Task prompt:
Leave out the pictures and repeat exactly the lines between the one containing "Write the matplotlib code for this chart." and the one containing "0.000245, 0.000406, 0.000297]", inclusive.

Material supplied:
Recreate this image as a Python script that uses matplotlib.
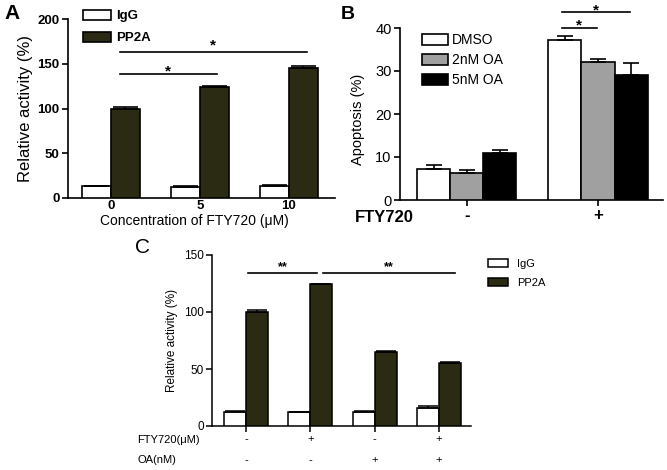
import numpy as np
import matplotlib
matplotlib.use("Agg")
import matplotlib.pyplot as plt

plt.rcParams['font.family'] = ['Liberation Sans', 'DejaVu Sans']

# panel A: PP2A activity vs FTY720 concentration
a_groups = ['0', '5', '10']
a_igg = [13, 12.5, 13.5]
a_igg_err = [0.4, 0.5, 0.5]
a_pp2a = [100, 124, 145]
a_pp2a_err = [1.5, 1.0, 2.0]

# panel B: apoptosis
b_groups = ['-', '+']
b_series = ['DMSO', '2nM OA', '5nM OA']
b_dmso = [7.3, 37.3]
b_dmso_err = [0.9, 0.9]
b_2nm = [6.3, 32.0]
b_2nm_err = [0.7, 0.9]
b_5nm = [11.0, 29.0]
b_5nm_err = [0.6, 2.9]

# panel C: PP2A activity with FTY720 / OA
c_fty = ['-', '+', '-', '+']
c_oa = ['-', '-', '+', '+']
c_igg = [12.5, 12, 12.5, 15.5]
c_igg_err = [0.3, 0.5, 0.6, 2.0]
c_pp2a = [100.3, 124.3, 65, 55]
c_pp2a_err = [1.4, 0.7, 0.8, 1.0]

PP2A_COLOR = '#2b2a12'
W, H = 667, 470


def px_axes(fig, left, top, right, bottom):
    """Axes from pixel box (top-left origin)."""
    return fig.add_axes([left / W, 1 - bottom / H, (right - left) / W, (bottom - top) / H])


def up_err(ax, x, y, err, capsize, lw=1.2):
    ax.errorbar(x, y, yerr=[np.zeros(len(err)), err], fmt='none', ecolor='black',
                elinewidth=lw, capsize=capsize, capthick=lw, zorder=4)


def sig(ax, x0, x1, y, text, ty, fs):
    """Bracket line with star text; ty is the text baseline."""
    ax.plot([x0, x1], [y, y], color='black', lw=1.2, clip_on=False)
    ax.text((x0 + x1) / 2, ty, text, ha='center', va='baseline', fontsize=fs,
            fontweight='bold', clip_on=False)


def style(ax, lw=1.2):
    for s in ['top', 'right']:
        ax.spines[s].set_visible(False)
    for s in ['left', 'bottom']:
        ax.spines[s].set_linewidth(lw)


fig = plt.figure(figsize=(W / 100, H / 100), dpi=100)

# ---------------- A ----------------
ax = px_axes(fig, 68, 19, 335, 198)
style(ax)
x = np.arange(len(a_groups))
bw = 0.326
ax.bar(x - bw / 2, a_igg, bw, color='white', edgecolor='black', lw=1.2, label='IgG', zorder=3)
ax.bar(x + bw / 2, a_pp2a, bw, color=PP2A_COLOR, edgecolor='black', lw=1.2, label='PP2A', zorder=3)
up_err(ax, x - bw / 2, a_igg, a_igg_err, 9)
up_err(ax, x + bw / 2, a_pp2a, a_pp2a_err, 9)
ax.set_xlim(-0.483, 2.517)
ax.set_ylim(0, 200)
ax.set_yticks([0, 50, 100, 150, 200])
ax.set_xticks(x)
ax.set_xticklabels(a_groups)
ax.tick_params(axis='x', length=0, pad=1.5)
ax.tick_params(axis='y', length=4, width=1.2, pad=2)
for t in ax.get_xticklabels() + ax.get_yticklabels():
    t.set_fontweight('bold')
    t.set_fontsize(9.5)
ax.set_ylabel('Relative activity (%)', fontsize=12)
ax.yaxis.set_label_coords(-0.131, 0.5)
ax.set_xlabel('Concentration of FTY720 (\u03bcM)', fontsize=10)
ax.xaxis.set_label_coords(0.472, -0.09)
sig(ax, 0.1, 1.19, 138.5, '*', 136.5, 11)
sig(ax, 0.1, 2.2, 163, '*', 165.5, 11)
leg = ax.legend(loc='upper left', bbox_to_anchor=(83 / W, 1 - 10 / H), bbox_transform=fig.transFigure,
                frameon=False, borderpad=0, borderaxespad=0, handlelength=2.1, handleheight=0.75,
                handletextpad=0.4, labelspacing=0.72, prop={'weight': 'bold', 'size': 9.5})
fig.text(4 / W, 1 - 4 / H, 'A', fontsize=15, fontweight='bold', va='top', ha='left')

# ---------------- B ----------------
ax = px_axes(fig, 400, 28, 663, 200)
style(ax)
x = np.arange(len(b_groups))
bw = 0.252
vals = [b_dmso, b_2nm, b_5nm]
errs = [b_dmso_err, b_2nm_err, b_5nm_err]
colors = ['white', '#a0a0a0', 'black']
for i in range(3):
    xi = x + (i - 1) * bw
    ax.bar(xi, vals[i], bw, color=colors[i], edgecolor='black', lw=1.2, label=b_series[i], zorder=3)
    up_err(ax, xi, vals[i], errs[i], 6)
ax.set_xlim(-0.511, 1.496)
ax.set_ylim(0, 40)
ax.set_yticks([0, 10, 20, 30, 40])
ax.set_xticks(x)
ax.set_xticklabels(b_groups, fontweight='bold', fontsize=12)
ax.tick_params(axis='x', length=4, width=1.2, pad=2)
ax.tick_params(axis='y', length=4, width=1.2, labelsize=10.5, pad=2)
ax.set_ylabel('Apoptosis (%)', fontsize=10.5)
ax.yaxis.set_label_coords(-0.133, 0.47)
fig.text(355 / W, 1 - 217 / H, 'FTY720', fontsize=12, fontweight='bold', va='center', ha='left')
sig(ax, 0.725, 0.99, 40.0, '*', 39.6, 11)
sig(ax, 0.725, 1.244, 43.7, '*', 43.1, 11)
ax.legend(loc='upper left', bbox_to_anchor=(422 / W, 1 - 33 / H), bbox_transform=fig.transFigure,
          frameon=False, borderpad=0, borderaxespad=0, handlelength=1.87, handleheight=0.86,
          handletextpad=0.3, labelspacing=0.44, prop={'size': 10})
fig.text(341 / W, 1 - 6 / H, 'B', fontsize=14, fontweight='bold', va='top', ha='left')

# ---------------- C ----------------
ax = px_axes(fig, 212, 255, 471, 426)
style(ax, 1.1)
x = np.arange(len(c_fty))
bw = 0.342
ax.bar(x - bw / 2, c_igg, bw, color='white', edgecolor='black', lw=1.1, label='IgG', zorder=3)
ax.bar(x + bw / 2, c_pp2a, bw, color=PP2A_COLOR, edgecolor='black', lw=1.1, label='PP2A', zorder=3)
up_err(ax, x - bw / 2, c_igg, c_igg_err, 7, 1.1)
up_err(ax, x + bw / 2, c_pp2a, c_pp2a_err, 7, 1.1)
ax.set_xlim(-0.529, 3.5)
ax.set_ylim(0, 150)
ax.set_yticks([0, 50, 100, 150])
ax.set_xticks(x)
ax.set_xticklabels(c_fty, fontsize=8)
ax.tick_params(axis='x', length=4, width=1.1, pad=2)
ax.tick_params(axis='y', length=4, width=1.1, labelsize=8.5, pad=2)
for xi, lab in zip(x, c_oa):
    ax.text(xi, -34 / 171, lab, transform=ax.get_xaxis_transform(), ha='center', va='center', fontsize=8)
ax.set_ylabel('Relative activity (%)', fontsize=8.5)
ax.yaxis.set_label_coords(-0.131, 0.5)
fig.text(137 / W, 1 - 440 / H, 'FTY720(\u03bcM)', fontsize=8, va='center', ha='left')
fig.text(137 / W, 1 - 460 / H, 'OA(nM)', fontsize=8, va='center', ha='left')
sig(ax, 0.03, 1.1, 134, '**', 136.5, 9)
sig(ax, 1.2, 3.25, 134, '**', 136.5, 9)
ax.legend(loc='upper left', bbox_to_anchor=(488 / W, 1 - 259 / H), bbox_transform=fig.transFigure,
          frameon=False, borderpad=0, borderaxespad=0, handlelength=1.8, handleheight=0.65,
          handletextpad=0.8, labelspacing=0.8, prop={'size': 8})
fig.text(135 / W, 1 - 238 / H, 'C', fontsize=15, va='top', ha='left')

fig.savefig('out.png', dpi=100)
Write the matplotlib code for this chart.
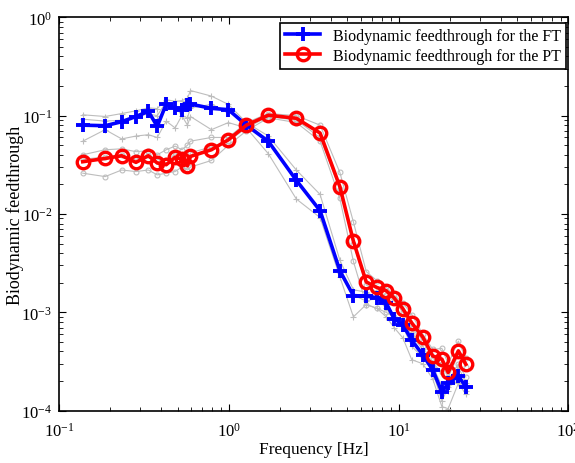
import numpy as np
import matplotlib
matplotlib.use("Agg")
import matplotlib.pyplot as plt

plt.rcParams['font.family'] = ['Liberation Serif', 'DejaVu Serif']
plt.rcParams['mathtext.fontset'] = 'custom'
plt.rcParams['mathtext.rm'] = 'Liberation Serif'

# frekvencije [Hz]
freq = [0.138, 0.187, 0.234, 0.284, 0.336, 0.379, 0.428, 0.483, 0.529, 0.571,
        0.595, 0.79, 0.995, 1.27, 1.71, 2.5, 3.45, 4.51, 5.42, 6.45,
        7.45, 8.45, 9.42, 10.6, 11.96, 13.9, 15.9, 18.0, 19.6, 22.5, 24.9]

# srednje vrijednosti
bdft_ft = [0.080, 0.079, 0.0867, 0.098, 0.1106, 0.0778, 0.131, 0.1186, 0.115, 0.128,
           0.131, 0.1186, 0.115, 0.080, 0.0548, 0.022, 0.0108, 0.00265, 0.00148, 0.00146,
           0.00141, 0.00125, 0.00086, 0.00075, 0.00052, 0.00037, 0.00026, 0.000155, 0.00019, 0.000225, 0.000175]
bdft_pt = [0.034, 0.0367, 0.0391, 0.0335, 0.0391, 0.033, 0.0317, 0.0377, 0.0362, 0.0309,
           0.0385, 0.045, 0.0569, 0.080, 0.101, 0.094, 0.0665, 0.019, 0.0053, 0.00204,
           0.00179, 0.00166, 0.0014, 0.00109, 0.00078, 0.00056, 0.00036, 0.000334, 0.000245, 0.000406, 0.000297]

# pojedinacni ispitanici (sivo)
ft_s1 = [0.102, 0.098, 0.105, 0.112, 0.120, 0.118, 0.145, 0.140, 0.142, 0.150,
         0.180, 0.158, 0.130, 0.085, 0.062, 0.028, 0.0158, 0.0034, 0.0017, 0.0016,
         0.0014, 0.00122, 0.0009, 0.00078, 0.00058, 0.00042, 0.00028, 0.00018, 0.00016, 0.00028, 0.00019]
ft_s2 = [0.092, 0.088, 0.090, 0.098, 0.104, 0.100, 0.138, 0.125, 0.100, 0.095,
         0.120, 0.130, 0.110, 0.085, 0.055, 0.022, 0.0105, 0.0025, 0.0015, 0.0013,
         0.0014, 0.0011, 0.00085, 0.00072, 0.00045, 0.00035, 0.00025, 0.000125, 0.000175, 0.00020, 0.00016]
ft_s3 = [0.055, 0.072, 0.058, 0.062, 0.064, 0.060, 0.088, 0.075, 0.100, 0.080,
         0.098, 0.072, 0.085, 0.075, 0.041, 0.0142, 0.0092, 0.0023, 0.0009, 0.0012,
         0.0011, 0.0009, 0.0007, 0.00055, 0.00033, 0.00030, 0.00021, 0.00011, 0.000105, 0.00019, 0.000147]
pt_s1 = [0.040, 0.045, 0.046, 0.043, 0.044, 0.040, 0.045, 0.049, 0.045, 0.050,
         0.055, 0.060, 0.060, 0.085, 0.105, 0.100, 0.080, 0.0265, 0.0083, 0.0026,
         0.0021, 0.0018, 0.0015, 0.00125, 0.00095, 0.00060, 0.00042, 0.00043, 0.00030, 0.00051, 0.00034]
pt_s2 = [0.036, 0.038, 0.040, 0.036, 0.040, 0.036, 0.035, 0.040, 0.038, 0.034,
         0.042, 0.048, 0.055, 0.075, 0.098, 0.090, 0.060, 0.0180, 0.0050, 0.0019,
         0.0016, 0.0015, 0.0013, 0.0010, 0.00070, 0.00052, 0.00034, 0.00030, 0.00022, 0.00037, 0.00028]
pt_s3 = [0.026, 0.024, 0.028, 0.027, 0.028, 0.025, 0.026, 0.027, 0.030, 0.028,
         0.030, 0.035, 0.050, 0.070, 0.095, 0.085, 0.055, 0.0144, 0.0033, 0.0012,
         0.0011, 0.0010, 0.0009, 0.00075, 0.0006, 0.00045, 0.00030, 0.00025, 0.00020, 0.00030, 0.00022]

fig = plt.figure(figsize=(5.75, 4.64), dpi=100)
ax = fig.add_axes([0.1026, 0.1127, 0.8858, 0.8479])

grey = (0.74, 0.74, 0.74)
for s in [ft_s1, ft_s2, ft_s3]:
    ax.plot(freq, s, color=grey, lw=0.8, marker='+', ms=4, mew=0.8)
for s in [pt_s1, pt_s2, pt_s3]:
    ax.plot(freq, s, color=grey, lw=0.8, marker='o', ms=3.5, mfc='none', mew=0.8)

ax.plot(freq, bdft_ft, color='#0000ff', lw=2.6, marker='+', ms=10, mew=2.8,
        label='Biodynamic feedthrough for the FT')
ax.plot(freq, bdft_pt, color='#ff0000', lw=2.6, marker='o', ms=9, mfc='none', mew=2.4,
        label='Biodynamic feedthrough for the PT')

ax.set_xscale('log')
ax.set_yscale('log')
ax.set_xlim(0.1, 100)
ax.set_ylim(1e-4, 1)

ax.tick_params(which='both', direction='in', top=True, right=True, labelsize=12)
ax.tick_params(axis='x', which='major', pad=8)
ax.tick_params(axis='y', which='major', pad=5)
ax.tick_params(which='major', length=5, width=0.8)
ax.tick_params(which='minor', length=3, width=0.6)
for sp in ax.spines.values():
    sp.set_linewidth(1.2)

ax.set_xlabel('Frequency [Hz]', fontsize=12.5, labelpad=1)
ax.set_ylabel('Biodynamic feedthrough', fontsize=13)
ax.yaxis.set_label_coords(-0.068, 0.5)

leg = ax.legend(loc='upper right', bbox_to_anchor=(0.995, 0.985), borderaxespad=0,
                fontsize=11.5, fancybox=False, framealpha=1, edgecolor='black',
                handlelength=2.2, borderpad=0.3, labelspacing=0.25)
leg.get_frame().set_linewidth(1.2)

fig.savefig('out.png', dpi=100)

The result:
Write the matplotlib code for this chart.
import numpy as np
import matplotlib
matplotlib.use("Agg")
import matplotlib.pyplot as plt

plt.rcParams['font.family'] = ['Liberation Serif', 'DejaVu Serif']
plt.rcParams['mathtext.fontset'] = 'custom'
plt.rcParams['mathtext.rm'] = 'Liberation Serif'

# frekvencije [Hz]
freq = [0.138, 0.187, 0.234, 0.284, 0.336, 0.379, 0.428, 0.483, 0.529, 0.571,
        0.595, 0.79, 0.995, 1.27, 1.71, 2.5, 3.45, 4.51, 5.42, 6.45,
        7.45, 8.45, 9.42, 10.6, 11.96, 13.9, 15.9, 18.0, 19.6, 22.5, 24.9]

# srednje vrijednosti
bdft_ft = [0.080, 0.079, 0.0867, 0.098, 0.1106, 0.0778, 0.131, 0.1186, 0.115, 0.128,
           0.131, 0.1186, 0.115, 0.080, 0.0548, 0.022, 0.0108, 0.00265, 0.00148, 0.00146,
           0.00141, 0.00125, 0.00086, 0.00075, 0.00052, 0.00037, 0.00026, 0.000155, 0.00019, 0.000225, 0.000175]
bdft_pt = [0.034, 0.0367, 0.0391, 0.0335, 0.0391, 0.033, 0.0317, 0.0377, 0.0362, 0.0309,
           0.0385, 0.045, 0.0569, 0.080, 0.101, 0.094, 0.0665, 0.019, 0.0053, 0.00204,
           0.00179, 0.00166, 0.0014, 0.00109, 0.00078, 0.00056, 0.00036, 0.000334, 0.000245, 0.000406, 0.000297]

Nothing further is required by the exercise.